Trigger on count consolidation of events lets a monitor require multiple occurrences of the same event in a specified time window before it changes the health state to an error. The time window can be rotating time duration of specified length or a specific window based on day of the week.

Trigger on count consolidation resembles trigger on timer consolidation except that multiple occurrences of the event are required instead of just one. When the time window is reached, the event count is returned to zero, and the specific number of events must detected before the time window expires again for the health state to be changed.

Trigger on Count, Sliding

Trigger on count, sliding consolidation of events is similar to trigger on count consolidation except that the time window is reset every time that the specified event is received. The time window only expires if the time is reached after the occurrence of the last event.

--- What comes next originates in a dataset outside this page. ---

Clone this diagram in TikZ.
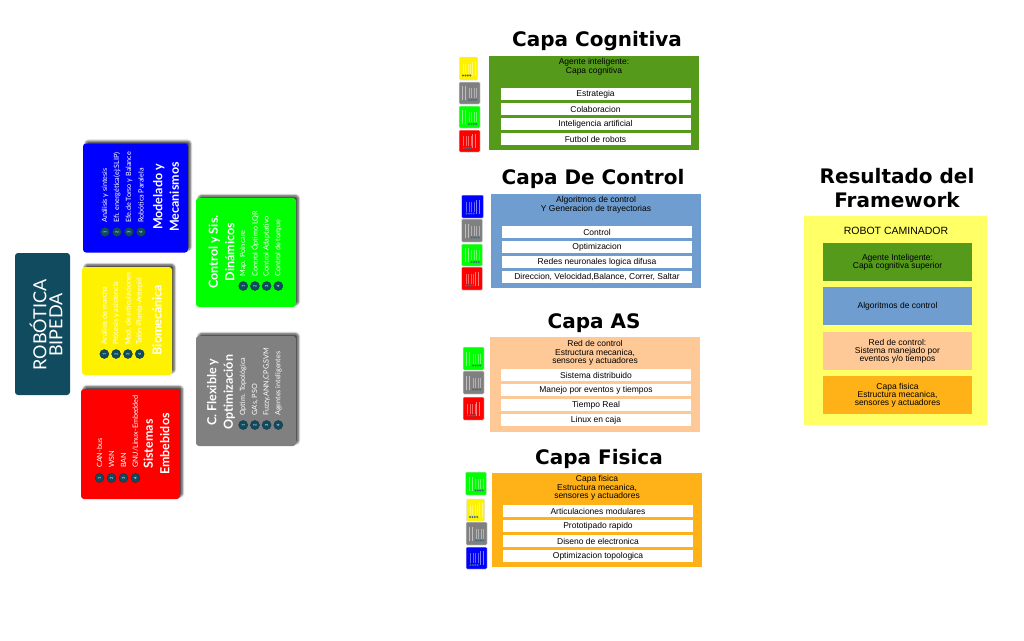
\documentclass[tikz,border=0pt]{standalone}
\usepackage{xcolor}
\usepackage{fontspec}
\setmainfont{Liberation Sans}
\newfontfamily\cardfont{Lato}
\newfontfamily\headfont{DejaVu Sans}
\usetikzlibrary{positioning,shadows,shadows.blur}

\definecolor{darkteal}{HTML}{114B5F}
\definecolor{capagreen}{HTML}{569A1B}
\definecolor{capablue}{HTML}{6F9DCF}
\definecolor{capapeach}{HTML}{FFC997}
\definecolor{capaorange}{HTML}{FFB118}
\definecolor{capayellow}{HTML}{FFFF66}

% small copy of a card: name, colour, cx, cy, w, h, first item offset, first title offset
\newcommand{\thumbcard}[8]{
    \node (#1) [thumb, fill=#2, minimum width=#5, minimum height=#6] at (#3,#4) {};
    \foreach \i in {0,1,2,3} {
        \draw [white, line width=.3pt, opacity=.4] (#3+#7+2.4*\i,#4+5) -- (#3+#7+2.4*\i,#4-5);
        \fill [darkteal!80] (#3+#7+2.4*\i,#4+7) circle (1.1);
    }
    \foreach \i in {0,1}
        \draw [white, line width=.5pt, opacity=.5] (#3+#8+3.2*\i,#4+7) -- (#3+#8+3.2*\i,#4-7);
}

\begin{document}
\begin{tikzpicture}
[x=1pt, y=-1pt,
    card/.style={rectangle, rounded corners=3pt, inner sep=0pt, text=white,
        blur shadow={shadow xshift=2.5pt, shadow yshift=2.5pt, shadow blur radius=2pt, shadow blur steps=6, shadow opacity=70}},
    cardtitle/.style={rotate=90, align=center, text=white, inner sep=0pt,
        font=\cardfont\bfseries\fontsize{12.5}{16.5}\selectfont},
    cardtext/.style={rotate=90, anchor=west, text=white, inner sep=0pt,
        font=\cardfont\fontsize{7.2}{9}\selectfont},
    carddot/.style={circle, fill=darkteal, draw=darkteal!70!black, minimum size=9pt, inner sep=0pt,
        rotate=90, text=white, font=\cardfont\fontsize{4}{4}\selectfont},
    thumb/.style={rectangle, rounded corners=1pt, inner sep=0pt, draw=black!12, line width=.5pt},
    capatitle/.style={inner sep=0pt, align=center, font=\headfont\bfseries\fontsize{20}{23.5}\selectfont},
    capabox/.style={rectangle, inner sep=0pt, minimum width=210, minimum height=94.5},
    capahead/.style={inner sep=0pt, align=center, font=\fontsize{8.5}{8.6}\selectfont},
    capaitem/.style={rectangle, fill=white, inner sep=0pt, minimum width=190, minimum height=12,
        font=\fontsize{8.5}{9}\selectfont},
    resbox/.style={rectangle, inner sep=0pt, minimum width=149, minimum height=38,
        align=center, font=\fontsize{8.5}{8.2}\selectfont}
    ]
    \useasboundingbox (0,0) rectangle (1024,640);

    % left side
    \node (robotica) [rectangle, rounded corners=3pt, fill=darkteal, minimum width=55, minimum height=142] at (42.5,324) {};
    \node (roboticatxt) [rotate=90, align=center, text=white, inner sep=0pt,
        font=\cardfont\fontsize{18}{16}\selectfont] at (46,325) {ROBÓTICA\\BIPEDA};

    \node (modelado) [card, fill=blue, minimum width=105, minimum height=109] at (135.5,198) {};
    \node (modeladotit) [cardtitle] at (166,197) {Modelado y\\Mecanismos};
    \foreach \txt [count=\i] in {Análisis y síntesis, Efi. energética(ej:SLIP), Efe.de Torso y Balance, Robótica Paralela} {
        \node (modeladodot\i) [carddot] at (93+12*\i,232) {\i};
        \node (modeladoitem\i) [cardtext] at (93+12*\i,223) {\txt};
    }

    \node (bio) [card, fill=yellow, minimum width=90, minimum height=108] at (127,321) {};
    \node (biotit) [cardtitle] at (157,320) {Biomecánica};
    \foreach \txt [count=\i] in {Análisis de marcha, Prótesis y asistencia, Mod. de articulaciones, Talón-Planta-Antepié} {
        \node (biodot\i) [carddot] at (92.5+11.8*\i,354) {\i};
        \node (bioitem\i) [cardtext] at (92.5+11.8*\i,345) {\txt};
    }

    \node (embebidos) [card, fill=red, minimum width=99, minimum height=110] at (130.5,444) {};
    \node (embebidostit) [cardtitle] at (156.5,444) {Sistemas\\Embebidos};
    \foreach \txt [count=\i] in {CAN-bus, WSN, BAN, GNU/Linux-Embedded} {
        \node (embebidosdot\i) [carddot] at (87.5+12*\i,478) {\i};
        \node (embebidositem\i) [cardtext] at (87.5+12*\i,468) {\txt};
    }

    \node (control) [card, fill=green, minimum width=100, minimum height=109] at (246,252.5) {};
    \node (controltit) [cardtitle] at (221.5,252) {Control y Sis.\\Dinámicos};
    \foreach \txt [count=\i] in {Map. Poincare, Control Óptimo LQR, Control Adaptativo, Control de torque} {
        \node (controldot\i) [carddot] at (231.5+11.7*\i,286) {\i};
        \node (controlitem\i) [cardtext] at (231.5+11.7*\i,276.5) {\txt};
    }

    \node (flexible) [card, fill=black!50, minimum width=100, minimum height=110] at (246,391) {};
    \node (flexibletit) [cardtitle] at (221,392) {C. Flexible y\\Optimización};
    \foreach \txt [count=\i] in {Optim. Topológica, {GA's, PSO}, {Fuzzy,ANN,CPG,SVM}, Agentes inteligentes} {
        \node (flexibledot\i) [carddot] at (231.5+11.7*\i,425) {\i};
        \node (flexibleitem\i) [cardtext] at (231.5+11.7*\i,416) {\txt};
    }

    % capa cognitiva
    \node (cognitivatit) [capatitle] at (597,41) {Capa Cognitiva};
    \node (cognitiva) [capabox, fill=capagreen] at (594,103) {};
    \node (cognitivahead) [capahead] at (594,66.5) {Agente inteligente:\\Capa cognitiva};
    \foreach \txt [count=\i] in {Estrategia, Colaboracion, Inteligencia artificial, Futbol de robots}
        \node (cognitivaitem\i) [capaitem] at (595.5,79+15*\i) {\txt};
    \thumbcard{cogyellow}{yellow}{468.5}{68.5}{18}{23}{-5.5}{4}
    \thumbcard{coggray}{black!50}{469.5}{93}{21}{22}{-.5}{-7}
    \thumbcard{coggreen}{green}{469.5}{117}{21}{22}{-.5}{-7}
    \thumbcard{cogred}{red}{469.5}{141}{21}{22}{-6}{3}

    % capa de control
    \node (controlcapatit) [capatitle] at (593,179) {Capa De Control};
    \node (controlcapa) [capabox, fill=capablue] at (595.5,241) {};
    \node (controlcapahead) [capahead] at (596,205) {Algoritmos de control\\Y Generacion de trayectorias};
    \foreach \txt [count=\i] in {Control, Optimizacion, Redes neuronales logica difusa, {Direccion, Velocidad,Balance, Correr, Saltar}}
        \node (controlcapaitem\i) [capaitem] at (597,217+15*\i) {\txt};
    \thumbcard{ctlblue}{blue}{472.5}{206.5}{22}{23}{-6}{4}
    \thumbcard{ctlgray}{black!50}{472}{230.5}{21}{23}{-.5}{-7}
    \thumbcard{ctlgreen}{green}{472}{255}{21}{22}{-.5}{-7}
    \thumbcard{ctlred}{red}{472}{278.5}{21}{23}{-6}{3}

    % capa as
    \node (astit) [capatitle] at (594,323) {Capa AS};
    \node (as) [capabox, fill=capapeach] at (594.5,384.5) {};
    \node (ashead) [capahead] at (595,353) {Red de control\\Estructura mecanica,\\sensores y actuadores};
    \foreach \txt [count=\i] in {Sistema distribuido, Manejo por eventos y tiempos, Tiempo Real, Linux en caja}
        \node (asitem\i) [capaitem] at (596,360+15.1*\i) {\txt};
    \thumbcard{asgreen}{green}{473.5}{358.5}{21}{23}{-.5}{-7}
    \thumbcard{asgray}{black!50}{473.5}{382.5}{21}{23}{-.5}{-7}
    \thumbcard{asred}{red}{473.5}{408.5}{21}{23}{-6}{3}

    % capa fisica
    \node (fisicatit) [capatitle] at (599,459) {Capa Fisica};
    \node (fisica) [capabox, fill=capaorange] at (597,520) {};
    \node (fisicahead) [capahead] at (597,488) {Capa fisica\\Estructura mecanica,\\sensores y actuadores};
    \foreach \txt [count=\i] in {Articulaciones modulares, Prototipado rapido, Diseno de electronica, Optimizacion topologica}
        \node (fisicaitem\i) [capaitem] at (598,496+15*\i) {\txt};
    \thumbcard{fisgreen}{green}{476}{483.5}{21}{23}{-.5}{-7}
    \thumbcard{fisyellow}{yellow}{475.5}{510}{18}{22}{-5.5}{4}
    \thumbcard{fisgray}{black!50}{476.5}{533.5}{21}{23}{-.5}{-7}
    \thumbcard{fisblue}{blue}{476.5}{558}{21}{22}{-6}{4}

    % resultado
    \node (resultadotit) [capatitle] at (897,188) {Resultado del\\Framework};
    \node (resultado) [rectangle, fill=capayellow, inner sep=0pt, minimum width=183, minimum height=209] at (895.5,320.5) {};
    \node (robot) [inner sep=0pt, font=\fontsize{10.5}{12}\selectfont] at (896,231) {ROBOT CAMINADOR};
    \node (resagente) [resbox, fill=capagreen] at (897.5,262) {Agente Inteligente:\\Capa cognitiva superior};
    \node (resalgo) [resbox, fill=capablue] at (897.5,306) {Algoritmos de control};
    \node (resred) [resbox, fill=capapeach] at (897.5,351) {Red de control:\\Sistema manejado por\\eventos y/o tiempos};
    \node (resfisica) [resbox, fill=capaorange] at (897.5,395) {Capa fisica\\Estructura mecanica,\\sensores y actuadores};
\end{tikzpicture}
\end{document}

Trigger on count, sliding consolidation is useful for error conditions that are detected by a certain number of events in a particular length of time. By using trigger on count consolidation, some events could be received in one time window and then other events received in the next time window with the result that the health state is never changed. Using trigger on count, sliding consolidation, the time window depends on when the event occurs preventing this condition.

Repeated Events Example

To help with understanding the different algorithms used for repeated event detection, the following table shows the effect on health state for monitors based on the different kinds of consolidation. This is based on a repeated event monitor that uses the following details:

  • Consolidation interval: 2 minutes
  • Compare count: 3 (ignored by Trigger on Timer)
  • Health state on repeated event: Critical
  • Reset Logic: Event reset using Event 3
Time Event Trigger on Timer Trigger on Count Trigger on Count. Sliding
00:00:00 - Healthy Healthy Healthy
00:01:00 Event 1 Healthy Healthy Healthy
00:02:00 - Healthy Healthy Healthy
00:02:30 - Healthy Healthy Healthy
00:03:00 - Critical Healthy Healthy
00:03:30 Event 3 Healthy Healthy Healthy
00:04:00 Event 1 Healthy Healthy Healthy
00:04:30 - Healthy Healthy Healthy
00:05:00 Event 1 Critical Healthy Healthy
00:05:30 - Critical Healthy Healthy
00:06:00 - Critical Healthy Healthy
00:06:30 Event 1 Critical Healthy Healthy
00:07:00 Event 1 Critical Healthy Critical
00:07:30 - Critical Healthy Critical
00:08:00 Event 1 Critical Healthy Critical
00:08:30 - Critical Critical Critical
00:09:00 Event 3 Critical Healthy Healthy

  • Using trigger on timer, a critical state is set at 00:03:00 event though the event is received at 00:01:00 because the time window starts when the monitor is loaded. The start is reset to healthy at 00:03:30, but the critical state is again triggered at 00:05:00 from the time window started at 00:03:00.
  • Using trigger on count, the event at 00:05:00 does not trigger a critical state because the time window started by the event at 00:01:00 would have expired at 00:03:00. This event is instead part of the time window started by the event at 00:04:00 which expires at 00:06:00. The monitor triggers a critical state at 00:08:30 because of the 3 events detected in the time window started with the event at 00:06:30.
  • Using trigger on count, sliding, each occurrence of Event 1 starts its own window. The critical state is triggered at 00:07:00 from the 3 events detected in the time window started with the event at 00:05:00.

Correlated Events

A correlated event monitor uses two separate events in a particular time period to detect a single issue. This kind of monitor supports conditions where an issue cannot be identified by a single event alone.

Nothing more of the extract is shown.